Solved – Support Vectors Not Falling on Margin Lines for e1071 and kernlab packages in R

e1071libsvmmachine learningrsvm

In a previous thread, Computing the Decision Boundary of a linear SVM model(Computing the decision boundary of a linear SVM model), the following R code was given as a way to compute the formula of the hyperplane and it's margins, given an input set of hyperparameters:

x <- rbind(matrix(rnorm(120),,2),matrix(rnorm(120,mean=3),,2))
y <- matrix(c(rep(1,60),rep(-1,60)))
svp <- ksvm(x,y,type="C-svc")
alpha(svp)  # support vectors whose indices may be found with alphaindex(svp)
b(svp)      # (negative) intercept 
plot(scale(x), col=y+2, pch=y+2, xlab="", ylab="")
w <- colSums(coef(svp)[[1]] * x[unlist(alphaindex(svp)),])
b <- b(svp)

However, in the resulting plot, none of the support vectors actually fall on either margin line.


abline(b/w[1],-w[2]/w[1]) #is supposed to be the maximum-marginal hyperplane and
abline((b+1)/w[1],-w[2]/w[1],lty=2) #is supposed to be the yi = +1 margin and
abline((b-1)/w[1],-w[2]/w[1],lty=2) #is supposed to be the yi = -1 margin

then why don't the support vectors, alpha(svp), fall on either the +1 or the -1 margin?

Now before you say it's because kernelf = "rbfkernel" by default and our hyperplane and margins have not been transformed according to the rbfkernel, I can explicitly call the linear kernel with kernelf = "vanilladot" (i.e svp <- ksvm(x,y,type="C-svc",kernelf="vanilladot")) and the hyperplane and margins are even farther from the support vectors defined by alpha(svp) then when kernelf="rbfkernel".

Note that I find similar results when I use the e1071 package (which is perhaps not surprising as they both based on the LIBSVM library).

If I am doing something wrong, or missing a crucial point (like perhaps ksvm() uses a soft margin by default and is hiding the slack variables from me), please let me know!

Here is my code for the linear kernel with the kernlab package:

x <- rbind(matrix(rnorm(120),,2),matrix(rnorm(120,mean=3),,2))
y <- matrix(c(rep(1,60),rep(-1,60)))
svp <- ksvm(x,y,type="C-svc",kernelf="vanilladot")
plot(x, col=y+2, pch=y+2, xlab="", ylab="")
w <- colSums(coef(svp)[[1]] * x[unlist(alphaindex(svp)),])
b <- b(svp)

Best Answer

I am not an R user, but I suspect it is because you are using the soft-margin support vector machine (which is what I presume "C-svc" means).
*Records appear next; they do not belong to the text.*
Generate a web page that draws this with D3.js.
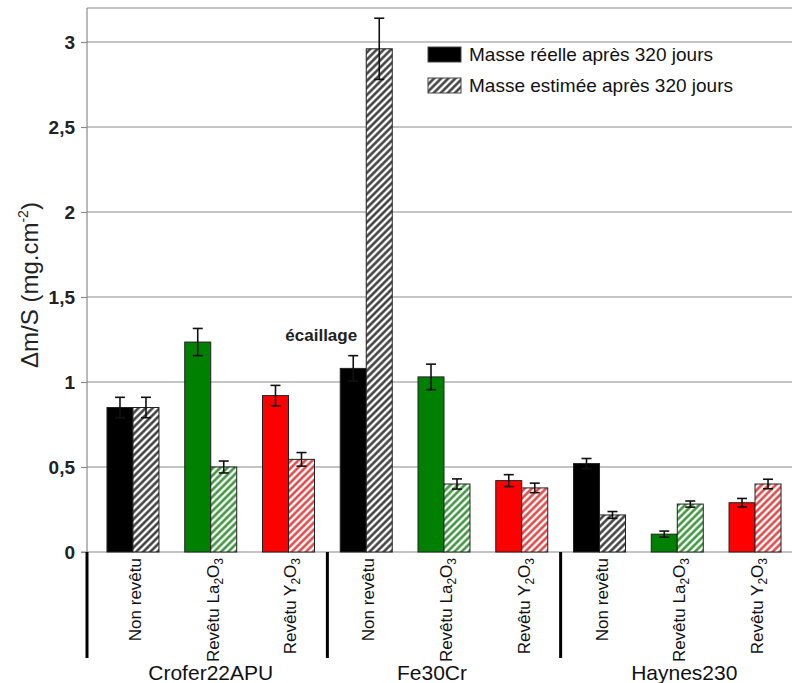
<!DOCTYPE html>
<html>
<head>
<meta charset="utf-8">
<script src="https://cdn.jsdelivr.net/npm/d3@7"></script>
<style>
  html, body { margin: 0; padding: 0; background: #fff; }
  svg { display: block; font-family: "Liberation Sans", Arial, Helvetica, sans-serif; }
</style>
</head>
<body>
<svg id="chart" width="792" height="683"></svg>
<script>
// ---------- data ----------
const alloys = ["Crofer22APU", "Fe30Cr", "Haynes230"];
const coatings = ["Non revêtu", "Revêtu La2O3", "Revêtu Y2O3"];
const seriesNames = ["Masse réelle après 320 jours", "Masse estimée après 320 jours"];
// order: alloy-major, coating-minor
const massReelle  = [0.85, 1.235, 0.92, 1.08, 1.03, 0.42, 0.52, 0.105, 0.29];
const errReelle   = [0.06, 0.08, 0.06, 0.075, 0.075, 0.035, 0.03, 0.018, 0.025];
const massEstimee = [0.85, 0.50, 0.545, 2.96, 0.40, 0.377, 0.218, 0.282, 0.40];
const errEstimee  = [0.06, 0.035, 0.04, 0.18, 0.03, 0.028, 0.02, 0.018, 0.028];
const yTicks = [0, 0.5, 1, 1.5, 2, 2.5, 3];
const yLabel = "Δm/S (mg.cm";
const annotation = "écaillage";

// ---------- styles / layout ----------
const solidColors = ["#000000", "#008000", "#ff0000"];
const hatchColors = ["#333333", "#2f8f2f", "#e23a3a"];
const groupLabelDx = [0, -12, 7];

const svg = d3.select("#chart");
const W = 792;
const axisX = 87, topY = 8, baseY = 552;

const cats = [];
alloys.forEach((a, i) => coatings.forEach((c, j) => cats.push({alloy: a, coating: c, ai: i, ci: j, key: a + "|" + c})));

const x = d3.scaleBand().domain(cats.map(d => d.key)).range([94.1, 793.9]).padding(0);
const bw = x.bandwidth();
const x1 = d3.scaleBand().domain(["reel", "estime"]).range([bw / 2 - 26, bw / 2 + 26]).padding(0);
const y = d3.scaleLinear().domain([0, 3.2]).range([baseY, topY]);

// patterns
const defs = svg.append("defs");
hatchColors.forEach((c, i) => {
  const p = defs.append("pattern").attr("id", "hatch" + i)
    .attr("patternUnits", "userSpaceOnUse").attr("width", 5).attr("height", 5)
    .attr("patternTransform", "rotate(45)");
  p.append("rect").attr("width", 5).attr("height", 5).attr("fill", "#fff");
  p.append("line").attr("x1", 1.5).attr("y1", 0).attr("x2", 1.5).attr("y2", 5)
    .attr("stroke", c).attr("stroke-width", 2.4);
});

// gridlines
const gridVals = yTicks.filter(v => v > 0);
svg.append("g").selectAll("line").data(gridVals).join("line")
  .attr("x1", axisX).attr("x2", W).attr("y1", d => y(d)).attr("y2", d => y(d))
  .attr("stroke", "#8a8a8a").attr("stroke-width", 1.2);
// top frame
svg.append("line").attr("x1", axisX).attr("x2", W).attr("y1", y(3.2)).attr("y2", y(3.2))
  .attr("stroke", "#8a8a8a").attr("stroke-width", 1.2);

// y axis
const yAxis = d3.axisLeft(y).tickValues(yTicks).tickSize(6).tickPadding(6)
  .tickFormat(d => String(d).replace(".", ","));
const gy = svg.append("g").attr("transform", `translate(${axisX},0)`).call(yAxis);
gy.select(".domain").attr("stroke", "#8a8a8a").attr("stroke-width", 1.2).attr("d", `M0,${baseY}V${topY}`);
gy.selectAll(".tick line").attr("stroke", "#8a8a8a").attr("stroke-width", 1.2);
gy.selectAll(".tick text").attr("font-size", 19).attr("font-weight", "bold").attr("fill", "#222")
  .attr("font-family", "Liberation Sans, Arial, sans-serif");

// x axis baseline
svg.append("line").attr("x1", axisX - 6).attr("x2", W).attr("y1", baseY).attr("y2", baseY)
  .attr("stroke", "#8a8a8a").attr("stroke-width", 1.2);

// bars
const barData = [];
cats.forEach((c, i) => {
  barData.push({cat: c, s: "reel", v: massReelle[i], e: errReelle[i]});
  barData.push({cat: c, s: "estime", v: massEstimee[i], e: errEstimee[i]});
});
const gb = svg.append("g");
gb.selectAll("rect").data(barData).join("rect")
  .attr("x", d => x(d.cat.key) + x1(d.s))
  .attr("y", d => y(d.v))
  .attr("width", x1.bandwidth())
  .attr("height", d => y(0) - y(d.v))
  .attr("fill", d => d.s === "reel" ? solidColors[d.cat.ci] : `url(#hatch${d.cat.ci})`)
  .attr("stroke", "#222").attr("stroke-width", 1);

// error bars
const ge = svg.append("g").attr("stroke", "#111").attr("stroke-width", 1.6);
barData.forEach(d => {
  const cx = x(d.cat.key) + x1(d.s) + x1.bandwidth() / 2;
  const y1v = y(d.v + d.e), y2v = y(d.v - d.e);
  ge.append("line").attr("x1", cx).attr("x2", cx).attr("y1", y1v).attr("y2", y2v);
  ge.append("line").attr("x1", cx - 5).attr("x2", cx + 5).attr("y1", y1v).attr("y2", y1v);
  ge.append("line").attr("x1", cx - 5).attr("x2", cx + 5).attr("y1", y2v).attr("y2", y2v);
});

// separators below axis
const sepX = [axisX, x(cats[3].key), x(cats[6].key)];
svg.append("g").selectAll("line").data(sepX).join("line")
  .attr("x1", d => d).attr("x2", d => d).attr("y1", baseY).attr("y2", 658)
  .attr("stroke", "#000").attr("stroke-width", 3);

// category labels (rotated, with subscripts)
const gl = svg.append("g");
cats.forEach(c => {
  const cx = x(c.key) + bw / 2 + 8;
  const t = gl.append("text").attr("transform", `translate(${cx},558) rotate(-90)`)
    .attr("text-anchor", "end").attr("font-size", 17).attr("fill", "#111");
  const parts = c.coating.split(/(\d)/).filter(s => s.length);
  let sub = false;
  parts.forEach(p => {
    const isDigit = /^\d$/.test(p);
    const ts = t.append("tspan").text(p);
    if (isDigit && !sub) { ts.attr("font-size", 12).attr("dy", 4); sub = true; }
    else if (!isDigit && sub) { ts.attr("dy", -4); sub = false; }
    else if (isDigit) { ts.attr("font-size", 12); }
  });
});

// group labels
svg.append("g").selectAll("text").data(alloys).join("text")
  .attr("x", (d, i) => x(cats[i * 3 + 1].key) + bw / 2 + groupLabelDx[i])
  .attr("y", 680).attr("text-anchor", "middle").attr("font-size", 21).attr("fill", "#111")
  .text(d => d);

// y label
const yl = svg.append("text").attr("transform", `translate(38,285) rotate(-90)`)
  .attr("text-anchor", "middle").attr("font-size", 24).attr("fill", "#222");
yl.append("tspan").text(yLabel);
yl.append("tspan").text("-2").attr("font-size", 14).attr("dy", -10);
yl.append("tspan").text(")").attr("dy", 10);

// annotation
const fe = cats[3];
svg.append("text").attr("x", x(fe.key) + x1("reel") - 19).attr("y", y(1.24))
  .attr("text-anchor", "middle").attr("font-size", 17).attr("font-weight", "bold").attr("fill", "#222")
  .text(annotation);

// legend
const lg = svg.append("g").attr("transform", "translate(428,47)");
seriesNames.forEach((n, i) => {
  lg.append("rect").attr("x", 0).attr("y", i * 31).attr("width", 33).attr("height", 15)
    .attr("fill", i === 0 ? solidColors[0] : "url(#hatch0)").attr("stroke", "#444").attr("stroke-width", 1);
  lg.append("text").attr("x", 41).attr("y", i * 31 + 14).attr("font-size", 19).attr("fill", "#111").text(n);
});
</script>
</body>
</html>
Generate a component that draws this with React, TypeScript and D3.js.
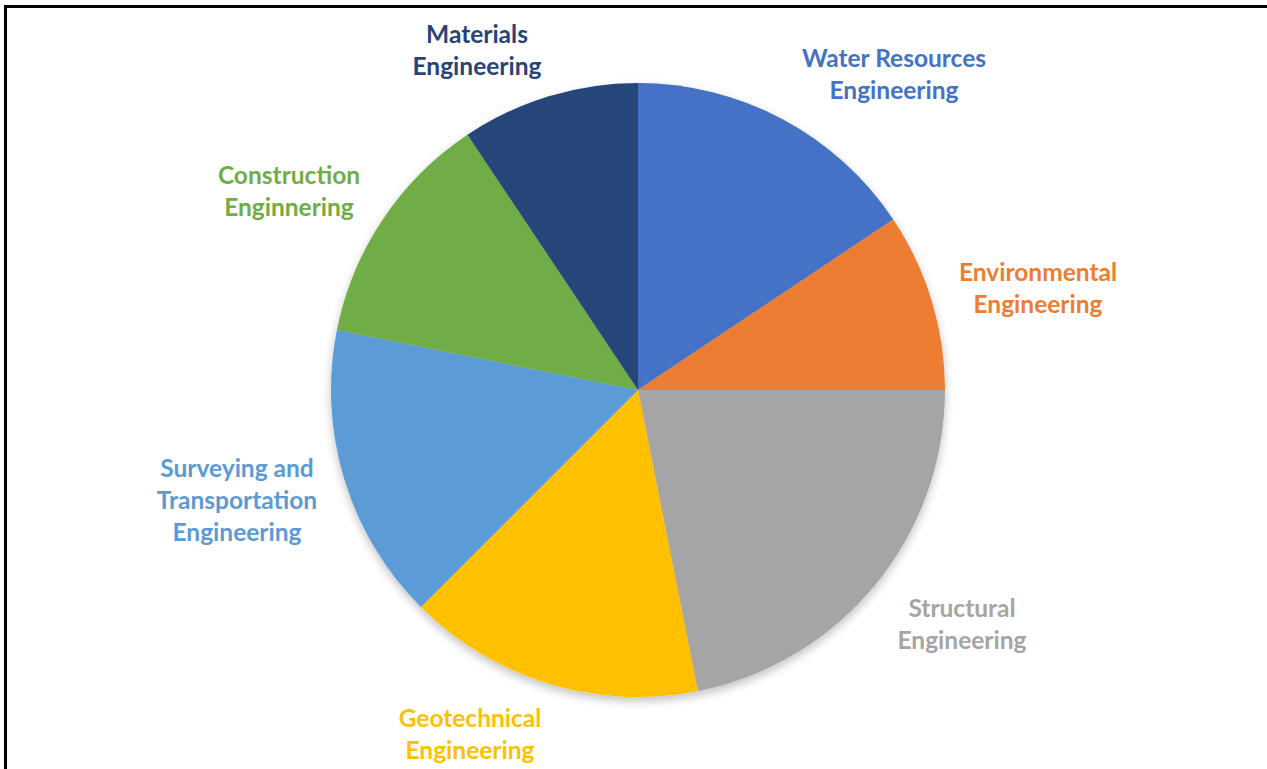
import React from "react";
import * as d3 from "d3";

const categories = [
  "Water Resources Engineering",
  "Environmental Engineering",
  "Structural Engineering",
  "Geotechnical Engineering",
  "Surveying and Transportation Engineering",
  "Construction Enginnering",
  "Materials Engineering",
];
const values = [5, 3, 7, 5, 5, 4, 3];
const colors = ["#4472C4", "#ED7D31", "#A5A5A5", "#FFC000", "#5B9BD5", "#70AD47", "#264478"];
const labelLines = [
  ["Water Resources", "Engineering"],
  ["Environmental", "Engineering"],
  ["Structural", "Engineering"],
  ["Geotechnical", "Engineering"],
  ["Surveying and", "Transportation", "Engineering"],
  ["Construction", "Enginnering"],
  ["Materials", "Engineering"],
];
const labelPos: [number, number][] = [
  [894, 57],
  [1038, 271],
  [962, 607],
  [470, 717],
  [237, 467],
  [289, 174],
  [477, 33],
];

export default function App() {
  const W = 1267, H = 769;
  const cx = 638, cy = 390, r = 307;
  const pie = d3.pie<number>().sort(null).value((d) => d)(values);
  const arc = d3.arc<d3.PieArcDatum<number>>().innerRadius(0).outerRadius(r);
  return (
    <svg width={W} height={H} style={{ position: "absolute", left: 0, top: 0 }}>
      <defs>
        <filter id="sh" x="-20%" y="-20%" width="140%" height="140%">
          <feGaussianBlur in="SourceAlpha" stdDeviation="5" />
          <feOffset dx="0" dy="4" result="b" />
          <feComponentTransfer>
            <feFuncA type="linear" slope="0.25" />
          </feComponentTransfer>
          <feMerge>
            <feMergeNode />
            <feMergeNode in="SourceGraphic" />
          </feMerge>
        </filter>
      </defs>
      <rect x={0} y={0} width={W} height={H} fill="#fff" />
      <path d={`M5.5,${H + 5} L5.5,6.5 L${W + 5},6.5`} fill="none" stroke="#000" strokeWidth={3} />
      <g transform={`translate(${cx},${cy})`} filter="url(#sh)">
        {pie.map((p, i) => (
          <path key={categories[i]} d={arc(p) || ""} fill={colors[i]} />
        ))}
      </g>
      {labelLines.map((lines, i) => (
        <text
          key={i}
          x={labelPos[i][0]}
          y={labelPos[i][1]}
          fill={colors[i]}
          textAnchor="middle"
          fontFamily="Lato, 'Open Sans', sans-serif"
          fontWeight="bold"
          fontSize={24.5}
          dominantBaseline="central"
        >
          {lines.map((l, j) => (
            <tspan key={j} x={labelPos[i][0]} dy={j === 0 ? 0 : 32}>
              {l}
            </tspan>
          ))}
        </text>
      ))}
    </svg>
  );
}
The support vectors will only lie exactly on the margins for the hard margin SVM (where C is infinite). Essentially the C parameter penalises the degree to which the support vectors are allowed to violate the margin constraint, so if C is less than infinity, the support vectors are allowed to drift away from the margins in the interests of making the margin broader, which often leads to better generalisation.